Policy at the tipping point
While innovation and culture thrive, policy choices loom large. Repeated, above-inflation excise increases have squeezed margins and shifted purchasing patterns for many households; research from the industry documents how punitive tax trajectories can push vulnerable consumers toward illicit alcohol markets — with consequences for public health and local livelihoods. A fair, predictable tax framework combined with policies that encourage lower-ABV options will preserve jobs, protect small businesses and bend demand toward safer choices. In short: smart policy is a hygiene factor for both culture and commerce.
Responsibility on tap
Let’s be clear: beer’s social value depends on moderation.
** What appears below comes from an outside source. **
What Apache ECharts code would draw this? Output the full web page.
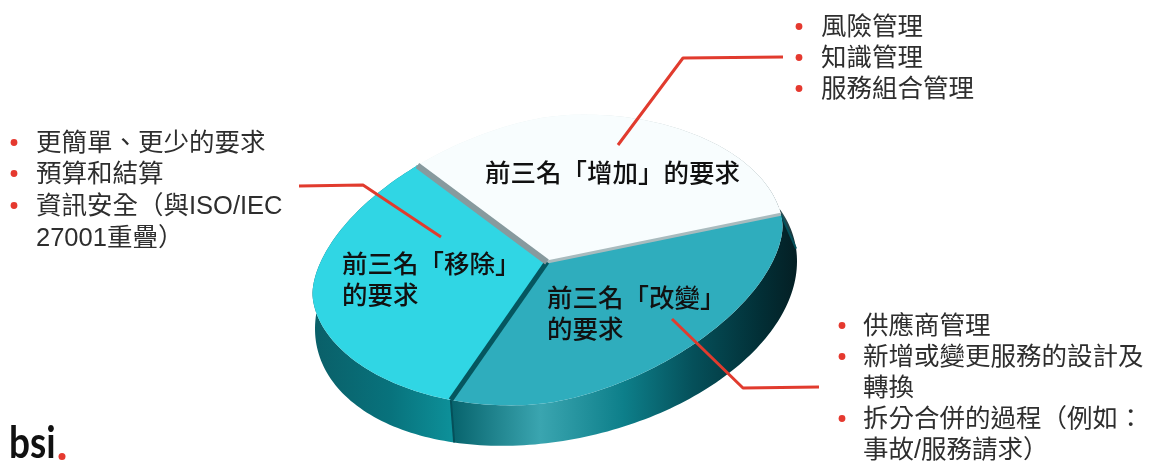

Brewers and retailers now offer more tools to help consumers make balanced choices — clearer labelling, low-ABV alternatives and campaigns that normalise sensible drinking. Evidence suggests that making low- and no-alcohol options available and visible can reduce harmful consumption when combined with education and supportive policy. The future of our beer culture is one where conviviality and responsibility coexist.
Summer is an invitation
This summer, when you choose to support a local brewery, sip a crafted low-alcohol option or drop into a township tavern, you’re part of something larger: a cycle of culture, jobs and innovation. Celebrate the brewers who tend complex processes — where a single temperature swing can turn a batch — and the farmers, truck drivers, bartenders and festival organisers who keep beer flowing from field to conversation. If we protect the ecosystem with sensible policy, investment and respect for tradition, the next generation will inherit more than recipes — they’ll inherit livelihoods, stories and the simple joy of gathering.
Raise a glass this summer — responsibly — and savour the fact that when it comes to togetherness, balance and community, #NothingLikeABeer.